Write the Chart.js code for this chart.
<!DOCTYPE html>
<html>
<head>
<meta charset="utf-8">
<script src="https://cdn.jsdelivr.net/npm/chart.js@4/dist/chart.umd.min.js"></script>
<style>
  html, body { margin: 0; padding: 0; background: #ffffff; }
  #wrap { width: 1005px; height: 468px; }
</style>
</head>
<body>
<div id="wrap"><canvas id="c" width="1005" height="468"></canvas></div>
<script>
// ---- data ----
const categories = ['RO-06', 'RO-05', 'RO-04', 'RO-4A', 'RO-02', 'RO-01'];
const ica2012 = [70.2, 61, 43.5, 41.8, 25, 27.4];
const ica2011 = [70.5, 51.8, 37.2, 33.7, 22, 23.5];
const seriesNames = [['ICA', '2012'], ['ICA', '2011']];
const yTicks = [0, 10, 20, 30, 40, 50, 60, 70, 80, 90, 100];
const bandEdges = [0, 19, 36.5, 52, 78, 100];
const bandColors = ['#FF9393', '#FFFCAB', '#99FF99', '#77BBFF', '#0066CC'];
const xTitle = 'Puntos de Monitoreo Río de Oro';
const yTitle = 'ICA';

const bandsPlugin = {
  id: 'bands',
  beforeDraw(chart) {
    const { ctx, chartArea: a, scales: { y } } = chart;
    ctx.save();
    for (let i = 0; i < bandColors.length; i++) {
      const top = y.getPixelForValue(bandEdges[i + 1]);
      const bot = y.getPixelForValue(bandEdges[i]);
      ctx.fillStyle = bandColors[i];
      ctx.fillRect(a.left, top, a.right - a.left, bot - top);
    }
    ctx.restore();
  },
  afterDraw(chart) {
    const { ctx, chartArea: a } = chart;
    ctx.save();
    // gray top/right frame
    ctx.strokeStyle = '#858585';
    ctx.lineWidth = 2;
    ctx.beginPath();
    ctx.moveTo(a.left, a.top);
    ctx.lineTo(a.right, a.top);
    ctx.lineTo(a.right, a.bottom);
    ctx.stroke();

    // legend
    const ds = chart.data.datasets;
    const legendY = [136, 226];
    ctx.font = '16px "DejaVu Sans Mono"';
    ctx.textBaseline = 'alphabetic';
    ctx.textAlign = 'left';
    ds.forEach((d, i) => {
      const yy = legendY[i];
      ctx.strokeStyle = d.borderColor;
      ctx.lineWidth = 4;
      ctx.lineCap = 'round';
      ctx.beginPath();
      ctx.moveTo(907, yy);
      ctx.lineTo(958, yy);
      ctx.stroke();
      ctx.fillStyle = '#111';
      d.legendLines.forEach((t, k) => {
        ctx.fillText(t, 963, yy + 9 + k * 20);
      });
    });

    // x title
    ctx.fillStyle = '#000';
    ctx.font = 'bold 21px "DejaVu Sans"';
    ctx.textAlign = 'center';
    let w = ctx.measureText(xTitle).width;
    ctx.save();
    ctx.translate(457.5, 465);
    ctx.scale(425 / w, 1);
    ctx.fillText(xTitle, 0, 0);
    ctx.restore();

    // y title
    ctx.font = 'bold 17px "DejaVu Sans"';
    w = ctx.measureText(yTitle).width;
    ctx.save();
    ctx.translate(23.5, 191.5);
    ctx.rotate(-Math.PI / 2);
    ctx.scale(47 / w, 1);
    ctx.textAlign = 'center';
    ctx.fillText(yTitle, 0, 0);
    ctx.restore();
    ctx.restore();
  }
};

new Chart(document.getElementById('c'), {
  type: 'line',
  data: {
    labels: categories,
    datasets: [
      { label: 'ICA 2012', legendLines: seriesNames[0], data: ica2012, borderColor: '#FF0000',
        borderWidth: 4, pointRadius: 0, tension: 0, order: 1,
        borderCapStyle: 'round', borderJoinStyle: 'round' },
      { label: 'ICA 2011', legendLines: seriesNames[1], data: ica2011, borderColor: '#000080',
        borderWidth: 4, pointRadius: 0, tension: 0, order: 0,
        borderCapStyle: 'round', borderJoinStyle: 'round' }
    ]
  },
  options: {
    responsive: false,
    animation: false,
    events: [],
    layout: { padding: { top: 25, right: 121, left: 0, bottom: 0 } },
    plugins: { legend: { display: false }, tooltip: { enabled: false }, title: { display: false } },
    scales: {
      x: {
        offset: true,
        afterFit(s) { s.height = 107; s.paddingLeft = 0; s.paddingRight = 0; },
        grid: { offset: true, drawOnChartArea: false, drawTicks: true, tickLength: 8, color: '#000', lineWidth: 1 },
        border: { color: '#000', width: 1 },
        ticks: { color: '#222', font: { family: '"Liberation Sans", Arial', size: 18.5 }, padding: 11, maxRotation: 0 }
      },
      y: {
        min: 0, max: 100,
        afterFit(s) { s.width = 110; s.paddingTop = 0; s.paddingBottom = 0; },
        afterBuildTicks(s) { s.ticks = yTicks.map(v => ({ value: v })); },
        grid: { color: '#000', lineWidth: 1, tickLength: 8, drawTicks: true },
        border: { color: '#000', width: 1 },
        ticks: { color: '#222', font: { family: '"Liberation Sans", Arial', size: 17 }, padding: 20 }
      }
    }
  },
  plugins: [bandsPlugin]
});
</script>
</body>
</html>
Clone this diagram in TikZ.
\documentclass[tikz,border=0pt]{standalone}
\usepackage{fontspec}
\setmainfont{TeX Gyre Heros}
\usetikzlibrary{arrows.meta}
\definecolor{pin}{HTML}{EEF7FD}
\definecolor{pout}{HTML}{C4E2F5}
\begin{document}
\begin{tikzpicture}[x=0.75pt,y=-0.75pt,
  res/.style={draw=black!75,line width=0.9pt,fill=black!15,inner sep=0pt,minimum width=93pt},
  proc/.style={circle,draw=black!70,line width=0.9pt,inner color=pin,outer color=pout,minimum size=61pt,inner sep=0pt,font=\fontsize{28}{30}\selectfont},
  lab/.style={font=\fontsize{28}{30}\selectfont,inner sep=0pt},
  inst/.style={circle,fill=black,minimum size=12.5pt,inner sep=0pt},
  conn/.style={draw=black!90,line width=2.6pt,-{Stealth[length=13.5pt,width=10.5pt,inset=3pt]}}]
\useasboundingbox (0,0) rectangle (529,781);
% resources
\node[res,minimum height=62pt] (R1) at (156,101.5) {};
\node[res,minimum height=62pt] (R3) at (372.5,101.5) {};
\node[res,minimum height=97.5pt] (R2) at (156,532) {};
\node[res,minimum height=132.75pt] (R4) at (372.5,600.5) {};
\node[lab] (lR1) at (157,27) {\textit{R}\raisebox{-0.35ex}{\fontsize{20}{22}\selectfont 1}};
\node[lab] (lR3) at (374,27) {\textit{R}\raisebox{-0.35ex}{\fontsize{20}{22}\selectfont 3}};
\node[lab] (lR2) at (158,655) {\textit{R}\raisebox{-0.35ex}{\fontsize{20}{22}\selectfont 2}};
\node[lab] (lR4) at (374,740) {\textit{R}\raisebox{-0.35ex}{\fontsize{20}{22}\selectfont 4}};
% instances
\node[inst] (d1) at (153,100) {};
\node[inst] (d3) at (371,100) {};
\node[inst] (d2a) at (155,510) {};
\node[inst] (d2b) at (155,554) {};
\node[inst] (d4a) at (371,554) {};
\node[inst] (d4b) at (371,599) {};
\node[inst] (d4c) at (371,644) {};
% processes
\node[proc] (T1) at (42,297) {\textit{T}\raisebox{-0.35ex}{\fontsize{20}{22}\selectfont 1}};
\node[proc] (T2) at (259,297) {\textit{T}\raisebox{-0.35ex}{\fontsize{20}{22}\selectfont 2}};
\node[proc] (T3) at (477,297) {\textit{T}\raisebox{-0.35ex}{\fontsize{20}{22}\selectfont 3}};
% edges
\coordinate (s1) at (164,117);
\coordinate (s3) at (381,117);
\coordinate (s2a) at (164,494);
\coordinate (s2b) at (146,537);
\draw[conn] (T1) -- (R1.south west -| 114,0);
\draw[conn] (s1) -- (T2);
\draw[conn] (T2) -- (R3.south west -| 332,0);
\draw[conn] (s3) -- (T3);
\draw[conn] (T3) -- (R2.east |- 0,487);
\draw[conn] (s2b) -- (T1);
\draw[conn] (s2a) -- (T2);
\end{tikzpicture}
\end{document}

*****

_What you are asked to do_
Return only the exact lines from the opening of the records through the line that contains "const yTitle = 'ICA';", both included.

_Result_
Write the Chart.js code for this chart.
<!DOCTYPE html>
<html>
<head>
<meta charset="utf-8">
<script src="https://cdn.jsdelivr.net/npm/chart.js@4/dist/chart.umd.min.js"></script>
<style>
  html, body { margin: 0; padding: 0; background: #ffffff; }
  #wrap { width: 1005px; height: 468px; }
</style>
</head>
<body>
<div id="wrap"><canvas id="c" width="1005" height="468"></canvas></div>
<script>
// ---- data ----
const categories = ['RO-06', 'RO-05', 'RO-04', 'RO-4A', 'RO-02', 'RO-01'];
const ica2012 = [70.2, 61, 43.5, 41.8, 25, 27.4];
const ica2011 = [70.5, 51.8, 37.2, 33.7, 22, 23.5];
const seriesNames = [['ICA', '2012'], ['ICA', '2011']];
const yTicks = [0, 10, 20, 30, 40, 50, 60, 70, 80, 90, 100];
const bandEdges = [0, 19, 36.5, 52, 78, 100];
const bandColors = ['#FF9393', '#FFFCAB', '#99FF99', '#77BBFF', '#0066CC'];
const xTitle = 'Puntos de Monitoreo Río de Oro';
const yTitle = 'ICA';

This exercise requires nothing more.